Nonetheless, the film does not settle for blurring the concept of abnormality. It drives it further and asks what this abnormality means in the society we are living, and how the society treats the abnormality, or someone who is abnormal. Actually at first, the townspeople take Edward’s abnormality in, in a quite sensible way. They do not judge Edward by his appearance or by the fact that his hands are scissors from the first place. They first approach him with a careful curiosity, and then as they find out that Edward has remarkable ability with using his scissorshands, they all become greatly fond of him and treat him warm-heartedly as their good neighbor and friend. Upon this moment, Edward’s peculiarity is a gift and an object of admiration, which tells that the film is not simply complaining about ‘why can’t people admit someone who is different?’
The real issue that the film wants to talk about unveils when the problem starts to spur out as Edward gets blamed for trespassing instead of Jim. As soon as the news is heard, the people in the town begin to whisper about how Edward can be a possible danger to the neighborhood. They do not care for the real evidence, for Edward’s difference automatically becomes an evidence for them to believe that he is the evil one. At this point, Edward’s peculiarity immediately falls to the ground and becomes an object to be feared and to be destroyed. Nothing has changed inside Edward, but the altered point of view on him suddenly drags him down and all his actions are considered to be of evil intention. When Edward accidentally cuts Kim’s palm startled by Jim’s shout towards him, Jim accuses him of such action saying ‘now you’ve done it,’ implying that he is finally beginning to reveal his evil nature.
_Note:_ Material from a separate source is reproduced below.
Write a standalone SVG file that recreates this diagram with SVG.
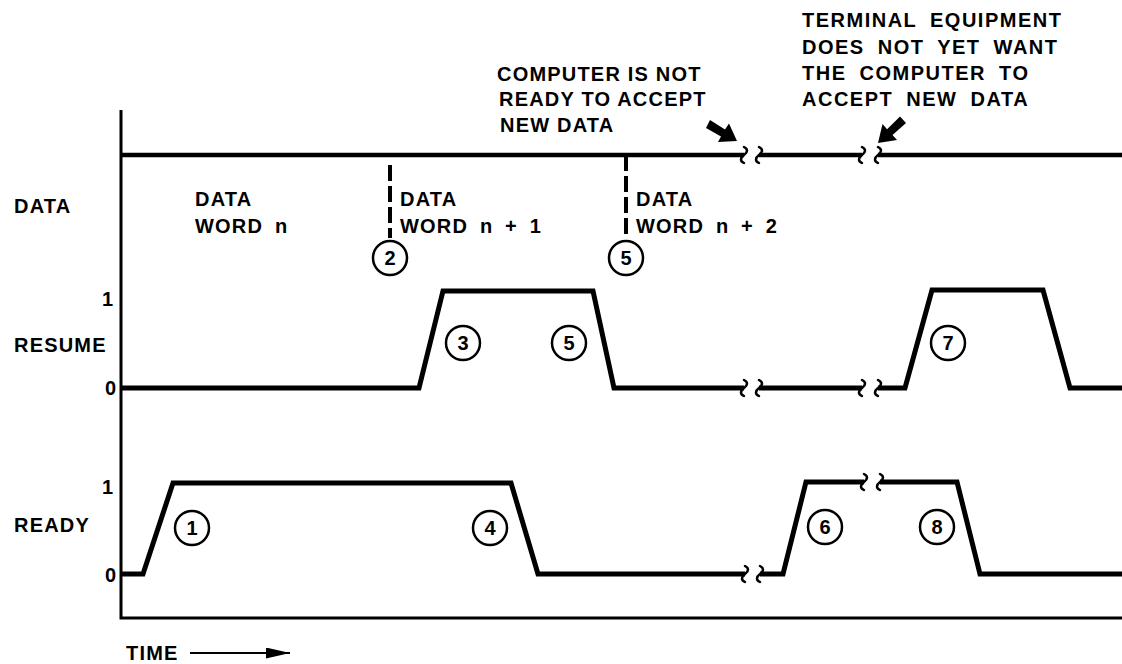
<svg xmlns="http://www.w3.org/2000/svg" width="1122" height="664" viewBox="0 0 1122 664">
<style>
text{font-family:"Liberation Sans",Arial,sans-serif;font-weight:bold;fill:#000}
.lbl{font-size:20px;letter-spacing:1.2px}
.ann{font-size:20px;letter-spacing:1.2px}
.ann2{font-size:20px;letter-spacing:1.5px;word-spacing:6px}
.dw{font-size:20px;letter-spacing:1.2px;word-spacing:5px}
.tick{font-size:20px}
.num{font-size:20px;text-anchor:middle}
.wave{fill:none;stroke:#000;stroke-width:5;stroke-linejoin:miter}
.dline{fill:none;stroke:#000;stroke-width:4.5}
.axis{fill:none;stroke:#000;stroke-width:3}
.dash{fill:none;stroke:#000;stroke-width:4;stroke-dasharray:16 5}
.sq{fill:none;stroke:#000;stroke-width:2.5;stroke-linecap:round}
.circ{fill:#fff;stroke:#000;stroke-width:2.5}
</style>
<defs>
<path id="sq" d="M0,-8 c4,2 4,5 0,8 c-4,3 -4,6 0,8"/>
<marker id="ah" viewBox="0 0 10 10" refX="10" refY="5" markerWidth="24" markerHeight="11" markerUnits="userSpaceOnUse" orient="auto" preserveAspectRatio="none">
<path d="M0,0 L10,5 L0,10 z" fill="#000"/>
</marker>
</defs>

<g id="axes">
<path class="axis" d="M121,110 V618 H1122"/>
</g>

<g id="labels">
<text class="lbl" x="14" y="213">DATA</text>
<text class="lbl" x="14" y="352">RESUME</text>
<text class="lbl" x="14" y="532">READY</text>
<text class="tick" x="102" y="306">1</text>
<text class="tick" x="105" y="395">0</text>
<text class="tick" x="102" y="494">1</text>
<text class="tick" x="105" y="582">0</text>
</g>

<g id="time">
<text class="lbl" x="126" y="660">TIME</text>
<line x1="190" y1="653" x2="290" y2="653" stroke="#000" stroke-width="2" marker-end="url(#ah)"/>
</g>

<g id="connectors">
<!-- DATA line -->
<path class="dline" d="M121,155 H744"/>
<path class="dline" d="M759,155 H862"/>
<path class="dline" d="M878,155 H1122"/>
<use href="#sq" class="sq" x="744" y="155"/>
<use href="#sq" class="sq" x="759" y="155"/>
<use href="#sq" class="sq" x="862" y="155"/>
<use href="#sq" class="sq" x="878" y="155"/>
<path class="dash" d="M390,165 V238"/>
<path class="dash" d="M626,155 V238"/>
<!-- RESUME -->
<path class="wave" d="M121,388 H419 L443,291 H593 L614,388 H744"/>
<path class="wave" d="M759,388 H862"/>
<path class="wave" d="M878,388 H905 L932,290 H1043 L1070,388 H1122"/>
<use href="#sq" class="sq" x="744" y="388"/>
<use href="#sq" class="sq" x="759" y="388"/>
<use href="#sq" class="sq" x="862" y="388"/>
<use href="#sq" class="sq" x="878" y="388"/>
<!-- READY -->
<path class="wave" d="M121,574 H143 L173,483 H511 L538,574 H745"/>
<path class="wave" d="M760,574 H783 L806,482 H864"/>
<path class="wave" d="M880,482 H957 L980,574 H1122"/>
<use href="#sq" class="sq" x="745" y="574"/>
<use href="#sq" class="sq" x="760" y="574"/>
<use href="#sq" class="sq" x="864" y="482"/>
<use href="#sq" class="sq" x="880" y="482"/>
<!-- annotation arrows -->
<polygon points="737,141 718,142 721,136.4 706,128 710,120 725,129.4 729,123.5" fill="#000"/>
<polygon points="878,143 897,140 892.5,135.1 906,123 900,116.5 887.1,129.3 882.5,124" fill="#000"/>
</g>

<g id="data-words">
<text class="dw" x="195" y="206">DATA</text>
<text class="dw" x="195" y="233">WORD n</text>
<text class="dw" x="400" y="206">DATA</text>
<text class="dw" x="400" y="233">WORD n + 1</text>
<text class="dw" x="636" y="206">DATA</text>
<text class="dw" x="636" y="233">WORD n + 2</text>
</g>

<g id="note-computer">
<text class="ann" x="497" y="81">COMPUTER IS NOT</text>
<text class="ann" x="499" y="106">READY TO ACCEPT</text>
<text class="ann" x="500" y="132">NEW DATA</text>
</g>
<g id="note-terminal">
<text class="ann2" x="802" y="27">TERMINAL EQUIPMENT</text>
<text class="ann2" x="802" y="54">DOES NOT YET WANT</text>
<text class="ann2" x="802" y="80">THE COMPUTER TO</text>
<text class="ann2" x="802" y="106">ACCEPT NEW DATA</text>
</g>

<g id="c1"><circle class="circ" cx="192" cy="528" r="17"/><text class="num" x="192" y="535">1</text></g>
<g id="c2"><circle class="circ" cx="390" cy="258" r="17"/><text class="num" x="390" y="265">2</text></g>
<g id="c3"><circle class="circ" cx="463" cy="343" r="17"/><text class="num" x="463" y="350">3</text></g>
<g id="c4"><circle class="circ" cx="490" cy="528" r="17"/><text class="num" x="490" y="535">4</text></g>
<g id="c5a"><circle class="circ" cx="626" cy="258" r="17"/><text class="num" x="626" y="265">5</text></g>
<g id="c5b"><circle class="circ" cx="569" cy="343" r="17"/><text class="num" x="569" y="350">5</text></g>
<g id="c6"><circle class="circ" cx="825" cy="527" r="17"/><text class="num" x="825" y="534">6</text></g>
<g id="c7"><circle class="circ" cx="948" cy="343" r="17"/><text class="num" x="948" y="350">7</text></g>
<g id="c8"><circle class="circ" cx="937" cy="527" r="17"/><text class="num" x="937" y="534">8</text></g>
</svg>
Such blind accusation towards Edward accumulates and finally explodes within him. In the next shot, Edward walks down the neighborhood in extreme anger. He violently cuts all his clothes off in pieces which he has put on in order to be a part of the ‘normal’ people. As the torn pieces of clothes fall from him, Edward’s black, hard and rough armor-like outfit appears again. The townspeople who treated him as if he is a monster finally have brought his monstrosity to the surface. A great irony is created here as the pretty garden statues of the neighborhood are featured in the background all of which are the evidence of Edward’s favor for the people. Eventually, the townspeople have trampled his good nature down and raised his inner violence instead.
Finally, at the end of the film when Edward actually kills Jim by his own will, Edward eventually becomes a true monster to the townspeople. The change in the attitude of the townspeople not only made Edward possess the monstrous qualities such as anger, hatred, and violence, but at the same time also forced him to define himself as a dangerous monster which can even hurt his beloved one regardless of his intention. As soon as he realizes this, he says ‘goodbye’ to his most beloved, Kim, and for the rest of his lifetime, stays in his castle, completely isolating himself from the rest of the people. Through this heartbreaking story one who is ‘different’ had to go through, the film suggests that being different still is an object of great threat not because abnormality itself is dangerous, but because people so easily dismiss abnormality as monstrous.